Dünya’dan oldukça küçük, hatta Ay’dan bile küçük olan Plüton, soğuk ve karanlık bir yerde ama hem yüzeyi hem de içi kıpır kıpır bir gök cismi. Güneşe uzaklığı 4.4 milyar ile 7.4 milyar kilometre arasında değiştiği için atmosferi de güneşten uzaklaştıkça soğuyarak derin bir sessizliğe gömülüyor. Fakat yaklaşınca tıpkı bir kuyruklu yıldız gibi ısınıp buharlaşarak canlanıyor.

Çağlar öncesinden beri süregelen, 1500’lü yıllardan itibaren Galileo, Kopernik gibi isimlerin gözlemleriyle bir bir adı konulmaya başlayan gezegen keşiflerinin son halkası olan Plüton’un kaderi, 2006 yılına gelindiğinde kendisine “Plüton Katili” lakabı takan bir bilim insanının keşfiyle değişti.

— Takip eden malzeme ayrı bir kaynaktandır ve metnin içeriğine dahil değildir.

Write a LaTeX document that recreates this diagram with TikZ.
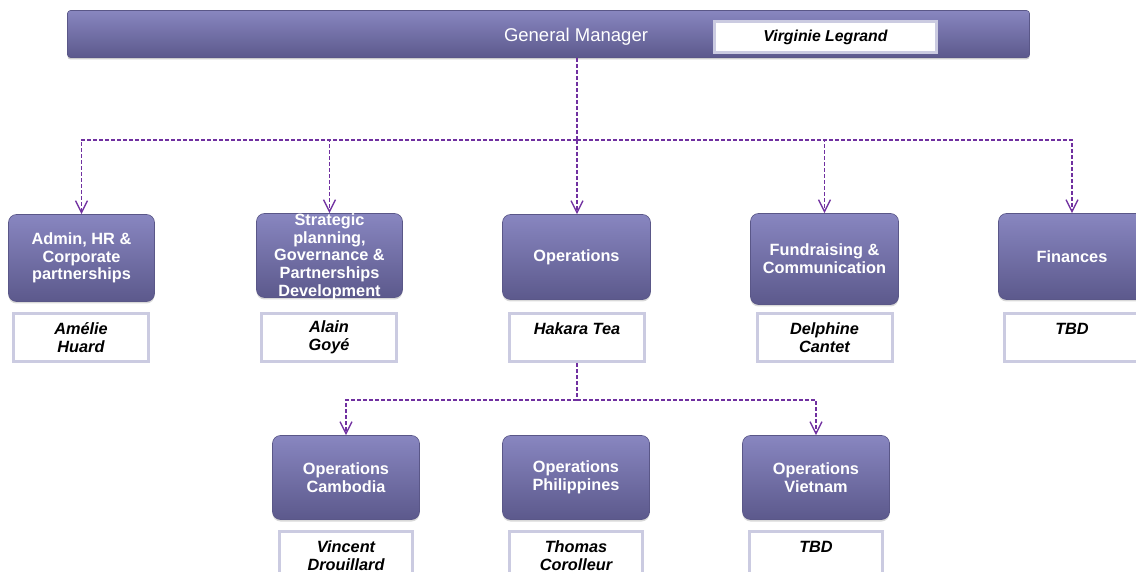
\documentclass[tikz,border=0pt]{standalone}
\usepackage{fontspec}
\setmainfont{Liberation Sans}
\usetikzlibrary{arrows.meta,shadows}
\definecolor{boxtop}{HTML}{8886C0}
\definecolor{boxbot}{HTML}{5C598C}
\definecolor{boxedge}{HTML}{5A5788}
\definecolor{lav}{HTML}{CBCBE1}
\definecolor{conncol}{HTML}{7030A0}
\begin{document}
\begin{tikzpicture}[x=1pt,y=-1pt,
 dept/.style={rectangle, rounded corners=8pt, top color=boxtop, bottom color=boxbot, draw=boxedge, line width=0.6pt, inner sep=0pt, text=white, align=center, font=\bfseries\fontsize{16.3}{17.7}\selectfont, drop shadow={opacity=0.3, shadow xshift=0pt, shadow yshift=-2pt}},
 depttext/.style={inner sep=0pt, text=white, align=center, font=\bfseries\fontsize{16.3}{17.7}\selectfont},
 topbar/.style={rectangle, rounded corners=3pt, top color=boxtop, bottom color=boxbot, draw=boxedge, line width=0.6pt, inner sep=0pt, drop shadow={opacity=0.4, shadow xshift=0pt, shadow yshift=-2pt}},
 namebox/.style={rectangle, fill=white, draw=lav, line width=3pt, inner sep=0pt, minimum width=135pt, minimum height=48pt, align=center, font=\bfseries\itshape\fontsize{16.3}{18}\selectfont},
 conn/.style={draw=conncol, line width=1.6pt, dash pattern=on 4pt off 2pt},
 arr/.style={conn, -{Straight Barb[length=12pt,width=12pt,line width=1.4pt]}}
]
\useasboundingbox (0,0) rectangle (1136,572);
\clip (0,0) rectangle (1136,572);

% top bar
\node[topbar, minimum width=962pt, minimum height=47pt] (gm) at (548.5,34) {};
\node[inner sep=0pt, text=white, font=\fontsize{18.5}{20}\selectfont] (gmtext) at (576,37) {General Manager};
\node[namebox, minimum width=222pt, minimum height=31pt, font=\bfseries\itshape\fontsize{15.8}{17}\selectfont] (gmname) at (825.5,37) {Virginie Legrand};

% level 1
\node[dept, minimum width=146pt, minimum height=87pt] (admin) at (81.5,258) {Admin, HR \&\\Corporate\\partnerships};
\node[dept, minimum width=146pt, minimum height=84pt] (strat) at (329.5,255.5) {};
\node[depttext] (strattext) at (329.5,256.5) {Strategic\\planning,\\Governance \&\\Partnerships\\Development};
\node[dept, minimum width=148pt, minimum height=85pt] (ops) at (576.5,257) {Operations};
\node[dept, minimum width=148pt, minimum height=91pt] (fund) at (824.5,259) {Fundraising \&\\Communication};
\node[dept, minimum width=147pt, minimum height=86pt] (fin) at (1072,256.5) {Finances};

\node[namebox] (n1) at (81,337.5) {Amélie\\Huard};
\node[namebox] (n2) at (329,337.5) {Alain\\Goyé};
\node[namebox] (n3) at (577,337.5) {Hakara Tea\\\mbox{}};
\node[namebox] (n4) at (824.5,337.5) {Delphine\\Cantet};
\node[namebox] (n5) at (1072,337.5) {TBD\\\mbox{}};

% level 2
\node[dept, minimum width=147pt, minimum height=84pt] (cam) at (346,477.5) {Operations\\Cambodia};
\node[dept, minimum width=147pt, minimum height=84pt] (phi) at (576,477.5) {Operations\\Philippines};
\node[dept, minimum width=147pt, minimum height=84pt] (vie) at (816,477.5) {Operations\\Vietnam};

\node[namebox, minimum width=133pt] (m1) at (346,555.5) {Vincent\\Drouillard};
\node[namebox, minimum width=133pt] (m2) at (576,555.5) {Thomas\\Corolleur};
\node[namebox, minimum width=133pt] (m3) at (816,555.5) {TBD\\\mbox{}};

% connectors
\coordinate (hub1) at (577,140);
\draw[conn] (gm.south -| hub1) -- (hub1);
\draw[arr] (hub1) -| (admin.north);
\draw[arr] (hub1) -| (strat.north);
\draw[arr] (hub1) -- (hub1 |- ops.north);
\draw[arr] (hub1) -| (fund.north);
\draw[arr] (hub1) -| (fin.north);

\coordinate (hub2) at (577,400);
\draw[conn] (n3.south) -- (hub2);
\draw[arr] (hub2) -| (cam.north);
\draw[arr] (hub2) -| (vie.north);
\end{tikzpicture}
\end{document}
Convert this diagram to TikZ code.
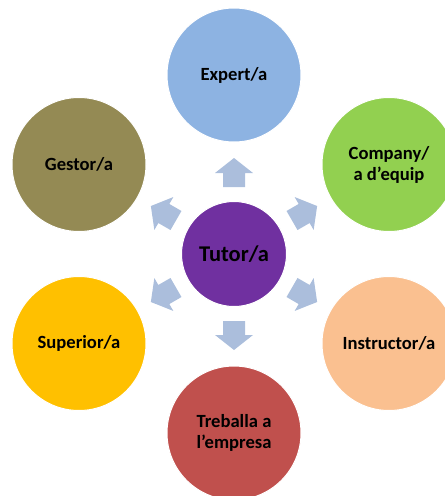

Mike Brown isimli ünlü gökbilimci, Kuiper kuşağında yer alan, başta büyük Şaron olmak üzere beş uydulu ailesiyle Güneş sistemimizin bekçiliğini yapan bu sevimli gezegenin aslında bir gezegen olmadığına hükmetti. Bulunduğu kuşakta kendisi gibi binlerce gök cismi bulunuyordu. Hatta Eris adlı bir tanesi Plüton’dan bile büyüktü.
Bu durumda ona gezegen demek
doğru olmazdı.

Haberin Devamı

Aslında bilimsel bir “düzeltme” olan bu hadise, insanlığın şaşırtıcı derecede duygusal bir yanını ortaya koydu. Çocukluğumuzdan beri uzaydaki sekiz kardeşimizden biri olarak bildiğimiz bu minik gezegene artık “cüce” deniyor olmasını bilim dünyası dışında kimse kabullenmek istemedi. Her geçen gün daha da mahsunlaşan Plüton için gösteriler düzenlendi, kampanyalar başlatıldı, hatta Çarşı grubu bile “Hepimiz Plüton’uz” diye pankart açtı. Fakat bilim dünyasında duygusallığa pek yer olmadığı için bu tepkiler karşılığını bulamadı ve Plüton “gönlümüzün gezegeni” olarak kaldı.

Dünyaya moral kaynağı oldu

Bir gezegen düşünün ki giderek depresyona girmekte olan güzel mi güzel bir başka gezegene durup dururken moral kaynağı olsun. Plüton’un yakından gelen fotoğrafı, onun hiç bilmediğimiz bir yönünü, üzerindeki kocaman kalp şeklini açığa çıkardığında, kendisi için üzülen herkese bayram sevinci yaşattı. Soğuk kalpli bilim insanları onu kardeşlikten çıkarmıştı fakat o, bizleri bizim anladığımız şekilde büyük bir sevgi alametiyle karşıladı.

Haberin Devamı

Karizmatik, hırslı, şiddetli, çekici hatta seksi gök cisimleri olduğunu biliyorduk ama herhalde başka hiçbir gök cismi insanlık tarafından bu kadar sevilmemiş, bu kadar sevimli bulunmamıştır. Sosyal medyada binlerce kişi ona can-ı gönülden sevgi mesajları gönderdi. Kalbine atıfta bulunan, hepsi birbirinden sevimli onlarca fotoğraf paylaşıldı. Hatta katili Mike Brown bile aslında onu ne kadar sevdiğini anlatan bir makale yayımladı (Popular Science, Temmuz 2015).

Bu minik ve sevimli gök cismi, sanki bize tüm dünyanın tek yürek olup aynı anda tek bir şeyi ne kadar sevebileceğini hatırlatır gibiydi. Şimdi artık biliyoruz ki yukarıda, bizi çepeçevre sarmalayan, etrafımızda dönüp duran kocaman bir kalp var. Bize sevgini gösterdiğin için teşekkür ederiz Plüton, biz de seni seviyoruz!